The Cabinet is dedicating 10 million euros per year to help businesses fight undermining crime, Minister Dilan Yeşilgöz-Zegerius of Justice and Security said. Mayor Ahmed Aboutaleb of Rotterdam, who deals with large-scale drug trafficking through his city’s port, called the investment far from enough. “Peanuts,” he said to NOS.

The extra money will go to the ten regional Platforms for Safe Entrepreneurship in the Netherlands. The police, Public Prosecution Service (OM), sector organizations, and companies work together in these platforms to fight organized criminals trying to find their way into the upper world. This involves things like criminals looking for farm barns for drug labs or bribing dock workers to let drugs through. Yeşilgöz-Zegerius wants to make entrepreneurs more aware of and resilient against undermining crime.

Rotterdam mayor Aboutaleb thinks it is good that the Cabinet is paying more attention to undermining crime, but the promised 10 million euros per year is far from enough. “In Colombia alone, there are 215 billion euros in the mess. Then 10 million is a fantastically beautiful gesture, but it is not more than a gesture,” he said to NOS.
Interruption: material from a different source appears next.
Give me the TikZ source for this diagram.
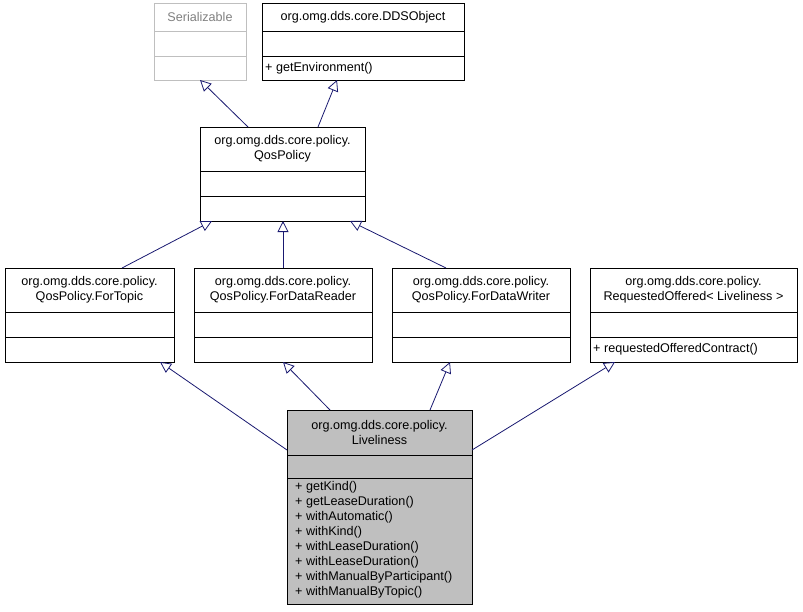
\documentclass[tikz,border=0pt]{standalone}
\usepackage{fontspec}
\setmainfont{Liberation Sans}
\usetikzlibrary{arrows.meta,positioning,calc}
\definecolor{edgeblue}{HTML}{191970}
\definecolor{boxgray}{HTML}{BFBFBF}
\definecolor{lightline}{HTML}{BFBFBF}

% class box: name, x1, x2, ytop, ydiv1, ydiv2, ybot, title, methods
\newcommand{\umlclass}[9]{%
  \draw[classline] (#2,#4) rectangle (#3,#7);
  \draw[classline] (#2,#5) -- (#3,#5) (#2,#6) -- (#3,#6);
  \node[title] (#1) at ({(#2+#3)/2},{(#4+#5)/2}) {#8};
  \node[members] (#1m) at (#2+3,{(#6+#7)/2}) {#9};
}

\begin{document}
\begin{tikzpicture}[
    x=1pt, y=-1pt,
    font=\fontsize{12.6}{15}\selectfont,
    classline/.style={draw=black, line width=0.9pt},
    title/.style={align=center, inner sep=0pt},
    members/.style={align=left, anchor=west, inner sep=0pt},
    inherit/.style={draw=edgeblue, line width=0.8pt,
                -{Triangle[open, length=11pt, width=11pt]}},
]
\useasboundingbox (0,0) rectangle (803,611);

\begin{scope}[classline/.style={draw=lightline, line width=0.9pt}]
\umlclass{ser}{154}{246}{3}{31}{56}{80}{\textcolor{gray}{Serializable}}{}
\end{scope}
\umlclass{dds}{262}{464}{3}{31}{56}{80}{org.omg.dds.core.DDSObject}{+ getEnvironment()}
\umlclass{qos}{200}{365}{127}{171}{196}{221}{org.omg.dds.core.policy.\\QosPolicy}{}
\umlclass{topic}{5}{174}{268}{312}{337}{362}{org.omg.dds.core.policy.\\QosPolicy.ForTopic}{}
\umlclass{reader}{194}{372}{268}{312}{337}{362}{org.omg.dds.core.policy.\\QosPolicy.ForDataReader}{}
\umlclass{writer}{392}{570}{268}{312}{337}{362}{org.omg.dds.core.policy.\\QosPolicy.ForDataWriter}{}
\umlclass{reqoff}{590}{797}{268}{312}{337}{362}{org.omg.dds.core.policy.\\RequestedOffered< Liveliness >}{+ requestedOfferedContract()}

\fill[boxgray] (287,410) rectangle (472,604);
\draw[classline] (287,410) rectangle (472,604);
\draw[classline] (287,455) -- (472,455) (287,478) -- (472,478);
\node[title] (live) at (379.5,432.5) {org.omg.dds.core.policy.\\Liveliness};
\node[members, anchor=north west] (livem) at (295,481) {+ getKind()\\+ getLeaseDuration()\\+ withAutomatic()\\+ withKind()\\+ withLeaseDuration()\\+ withLeaseDuration()\\+ withManualByParticipant()\\+ withManualByTopic()};

% connector end points on the box borders
\coordinate (serB) at (200,80);
\coordinate (ddsB) at (337,80);
\coordinate (qosT1) at (248,127);
\coordinate (qosT2) at (318,127);
\coordinate (qosB1) at (212,221);
\coordinate (qosB2) at (283,221);
\coordinate (qosB3) at (350,221);
\coordinate (topicT) at (122,268);
\coordinate (readerT) at (283,268);
\coordinate (writerT) at (446,268);
\coordinate (topicB) at (160,362);
\coordinate (readerB) at (283,362);
\coordinate (writerB) at (450,362);
\coordinate (reqoffB) at (615,362);
\coordinate (liveL) at (287,450);
\coordinate (liveT1) at (330,410);
\coordinate (liveT2) at (430,410);
\coordinate (liveR) at (472,450);

\draw[inherit] (qosT1) -- (serB);
\draw[inherit] (qosT2) -- (ddsB);
\draw[inherit] (topicT) -- (qosB1);
\draw[inherit] (readerT) -- (qosB2);
\draw[inherit] (writerT) -- (qosB3);
\draw[inherit] (liveL) -- (topicB);
\draw[inherit] (liveT1) -- (readerB);
\draw[inherit] (liveT2) -- (writerB);
\draw[inherit] (liveR) -- (reqoffB);
\end{tikzpicture}
\end{document}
Unorthodox measures are needed to fight undermining crime, Aboutaleb said. For example, he wants every container of tropical fruit entering the Port of Rotterdam to be checked for hidden drugs instead of random checks. “If we don’t, we have to accept that the cocaine will continue to flow over our feet for years to come.”

Minister Yeşilgöz-Zegerius still thinks that the 10 million euros per year investment will help. “We will never match money with what the criminals have. Never before has so much money been spent on combating. But it remains a fraction of what the criminals earn. So we have to be smart with our money,” she said to the broadcaster.